-- PROBLEM STATEMENT --
Write out the full listing exactly as given, minus the images.

-- PROVIDED DATA --
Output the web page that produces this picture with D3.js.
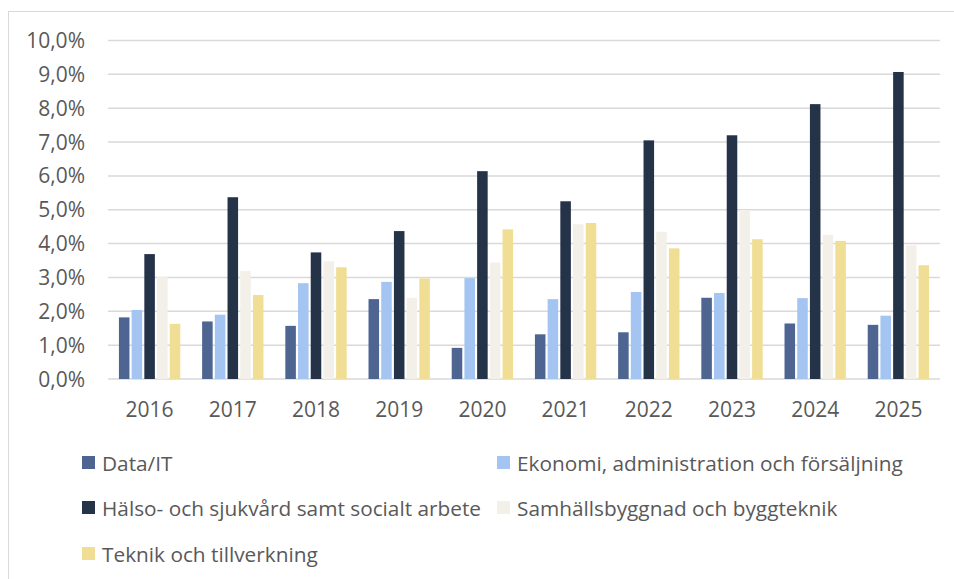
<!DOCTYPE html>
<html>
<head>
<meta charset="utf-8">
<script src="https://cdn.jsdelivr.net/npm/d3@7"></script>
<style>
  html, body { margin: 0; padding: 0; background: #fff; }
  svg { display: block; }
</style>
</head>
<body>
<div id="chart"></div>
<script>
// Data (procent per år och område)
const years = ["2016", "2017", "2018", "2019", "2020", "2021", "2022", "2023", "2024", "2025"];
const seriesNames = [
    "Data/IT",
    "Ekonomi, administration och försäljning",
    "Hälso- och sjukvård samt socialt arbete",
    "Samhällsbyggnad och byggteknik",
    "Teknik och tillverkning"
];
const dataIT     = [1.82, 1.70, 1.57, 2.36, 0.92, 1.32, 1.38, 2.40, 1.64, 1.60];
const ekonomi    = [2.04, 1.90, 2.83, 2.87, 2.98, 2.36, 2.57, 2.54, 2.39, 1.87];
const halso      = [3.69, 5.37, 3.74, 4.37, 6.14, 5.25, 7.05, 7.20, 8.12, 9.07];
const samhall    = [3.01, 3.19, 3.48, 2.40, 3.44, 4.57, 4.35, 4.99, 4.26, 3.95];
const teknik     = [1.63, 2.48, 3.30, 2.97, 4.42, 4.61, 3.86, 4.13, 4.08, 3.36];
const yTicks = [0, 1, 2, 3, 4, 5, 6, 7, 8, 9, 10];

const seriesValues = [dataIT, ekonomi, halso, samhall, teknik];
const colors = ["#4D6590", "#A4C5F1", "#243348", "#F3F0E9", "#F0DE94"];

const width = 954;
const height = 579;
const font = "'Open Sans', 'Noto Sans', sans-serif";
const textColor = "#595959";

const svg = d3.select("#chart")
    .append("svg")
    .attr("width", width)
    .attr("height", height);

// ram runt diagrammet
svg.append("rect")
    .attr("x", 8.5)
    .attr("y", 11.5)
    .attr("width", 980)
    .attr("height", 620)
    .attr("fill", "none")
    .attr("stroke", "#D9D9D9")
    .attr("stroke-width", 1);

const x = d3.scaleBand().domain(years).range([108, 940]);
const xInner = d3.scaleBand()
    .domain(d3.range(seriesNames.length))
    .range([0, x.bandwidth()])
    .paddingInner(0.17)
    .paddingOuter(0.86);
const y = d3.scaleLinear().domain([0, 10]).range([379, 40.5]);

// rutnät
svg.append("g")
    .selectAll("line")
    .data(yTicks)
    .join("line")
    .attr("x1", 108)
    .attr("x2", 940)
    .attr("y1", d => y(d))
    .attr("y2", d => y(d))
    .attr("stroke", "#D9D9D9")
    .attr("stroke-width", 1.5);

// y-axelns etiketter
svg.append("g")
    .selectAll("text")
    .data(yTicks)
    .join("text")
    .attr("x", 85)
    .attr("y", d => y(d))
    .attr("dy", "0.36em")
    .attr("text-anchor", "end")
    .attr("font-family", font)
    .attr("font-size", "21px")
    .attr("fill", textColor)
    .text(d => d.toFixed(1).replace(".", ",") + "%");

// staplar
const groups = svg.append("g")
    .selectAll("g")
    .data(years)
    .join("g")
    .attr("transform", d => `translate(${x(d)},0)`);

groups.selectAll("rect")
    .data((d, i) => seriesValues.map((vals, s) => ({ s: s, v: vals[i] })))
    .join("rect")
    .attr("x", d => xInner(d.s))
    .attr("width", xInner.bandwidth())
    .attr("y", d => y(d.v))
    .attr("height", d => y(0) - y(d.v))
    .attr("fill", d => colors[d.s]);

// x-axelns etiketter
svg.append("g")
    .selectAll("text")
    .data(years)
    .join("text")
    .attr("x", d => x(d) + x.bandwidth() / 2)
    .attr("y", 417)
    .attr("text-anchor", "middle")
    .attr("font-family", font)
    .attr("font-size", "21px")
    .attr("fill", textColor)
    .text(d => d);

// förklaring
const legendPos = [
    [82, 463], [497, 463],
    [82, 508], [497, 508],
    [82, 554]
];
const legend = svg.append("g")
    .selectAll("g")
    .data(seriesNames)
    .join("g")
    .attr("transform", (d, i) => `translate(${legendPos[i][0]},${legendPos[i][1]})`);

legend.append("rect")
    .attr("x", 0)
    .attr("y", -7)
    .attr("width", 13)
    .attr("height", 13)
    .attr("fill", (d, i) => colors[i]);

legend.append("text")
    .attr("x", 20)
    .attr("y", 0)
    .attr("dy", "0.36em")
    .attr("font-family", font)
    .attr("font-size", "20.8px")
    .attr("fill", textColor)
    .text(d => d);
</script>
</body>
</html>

-- REPLY TO THE EXERCISE --
Output the web page that produces this picture with D3.js.
<!DOCTYPE html>
<html>
<head>
<meta charset="utf-8">
<script src="https://cdn.jsdelivr.net/npm/d3@7"></script>
<style>
  html, body { margin: 0; padding: 0; background: #fff; }
  svg { display: block; }
</style>
</head>
<body>
<div id="chart"></div>
<script>
// Data (procent per år och område)
const years = ["2016", "2017", "2018", "2019", "2020", "2021", "2022", "2023", "2024", "2025"];
const seriesNames = [
    "Data/IT",
    "Ekonomi, administration och försäljning",
    "Hälso- och sjukvård samt socialt arbete",
    "Samhällsbyggnad och byggteknik",
    "Teknik och tillverkning"
];
const dataIT     = [1.82, 1.70, 1.57, 2.36, 0.92, 1.32, 1.38, 2.40, 1.64, 1.60];
const ekonomi    = [2.04, 1.90, 2.83, 2.87, 2.98, 2.36, 2.57, 2.54, 2.39, 1.87];
const halso      = [3.69, 5.37, 3.74, 4.37, 6.14, 5.25, 7.05, 7.20, 8.12, 9.07];
const samhall    = [3.01, 3.19, 3.48, 2.40, 3.44, 4.57, 4.35, 4.99, 4.26, 3.95];
const teknik     = [1.63, 2.48, 3.30, 2.97, 4.42, 4.61, 3.86, 4.13, 4.08, 3.36];
const yTicks = [0, 1, 2, 3, 4, 5, 6, 7, 8, 9, 10];

const seriesValues = [dataIT, ekonomi, halso, samhall, teknik];
const colors = ["#4D6590", "#A4C5F1", "#243348", "#F3F0E9", "#F0DE94"];

const width = 954;
const height = 579;
const font = "'Open Sans', 'Noto Sans', sans-serif";
const textColor = "#595959";

const svg = d3.select("#chart")
    .append("svg")
    .attr("width", width)
    .attr("height", height);

// ram runt diagrammet
svg.append("rect")
    .attr("x", 8.5)
    .attr("y", 11.5)
    .attr("width", 980)
    .attr("height", 620)
    .attr("fill", "none")
    .attr("stroke", "#D9D9D9")
    .attr("stroke-width", 1);

const x = d3.scaleBand().domain(years).range([108, 940]);
const xInner = d3.scaleBand()
    .domain(d3.range(seriesNames.length))
    .range([0, x.bandwidth()])
    .paddingInner(0.17)
    .paddingOuter(0.86);
const y = d3.scaleLinear().domain([0, 10]).range([379, 40.5]);

// rutnät
svg.append("g")
    .selectAll("line")
    .data(yTicks)
    .join("line")
    .attr("x1", 108)
    .attr("x2", 940)
    .attr("y1", d => y(d))
    .attr("y2", d => y(d))
    .attr("stroke", "#D9D9D9")
    .attr("stroke-width", 1.5);

// y-axelns etiketter
svg.append("g")
    .selectAll("text")
    .data(yTicks)
    .join("text")
    .attr("x", 85)
    .attr("y", d => y(d))
    .attr("dy", "0.36em")
    .attr("text-anchor", "end")
    .attr("font-family", font)
    .attr("font-size", "21px")
    .attr("fill", textColor)
    .text(d => d.toFixed(1).replace(".", ",") + "%");

// staplar
const groups = svg.append("g")
    .selectAll("g")
    .data(years)
    .join("g")
    .attr("transform", d => `translate(${x(d)},0)`);

groups.selectAll("rect")
    .data((d, i) => seriesValues.map((vals, s) => ({ s: s, v: vals[i] })))
    .join("rect")
    .attr("x", d => xInner(d.s))
    .attr("width", xInner.bandwidth())
    .attr("y", d => y(d.v))
    .attr("height", d => y(0) - y(d.v))
    .attr("fill", d => colors[d.s]);

// x-axelns etiketter
svg.append("g")
    .selectAll("text")
    .data(years)
    .join("text")
    .attr("x", d => x(d) + x.bandwidth() / 2)
    .attr("y", 417)
    .attr("text-anchor", "middle")
    .attr("font-family", font)
    .attr("font-size", "21px")
    .attr("fill", textColor)
    .text(d => d);

// förklaring
const legendPos = [
    [82, 463], [497, 463],
    [82, 508], [497, 508],
    [82, 554]
];
const legend = svg.append("g")
    .selectAll("g")
    .data(seriesNames)
    .join("g")
    .attr("transform", (d, i) => `translate(${legendPos[i][0]},${legendPos[i][1]})`);

legend.append("rect")
    .attr("x", 0)
    .attr("y", -7)
    .attr("width", 13)
    .attr("height", 13)
    .attr("fill", (d, i) => colors[i]);

legend.append("text")
    .attr("x", 20)
    .attr("y", 0)
    .attr("dy", "0.36em")
    .attr("font-family", font)
    .attr("font-size", "20.8px")
    .attr("fill", textColor)
    .text(d => d);
</script>
</body>
</html>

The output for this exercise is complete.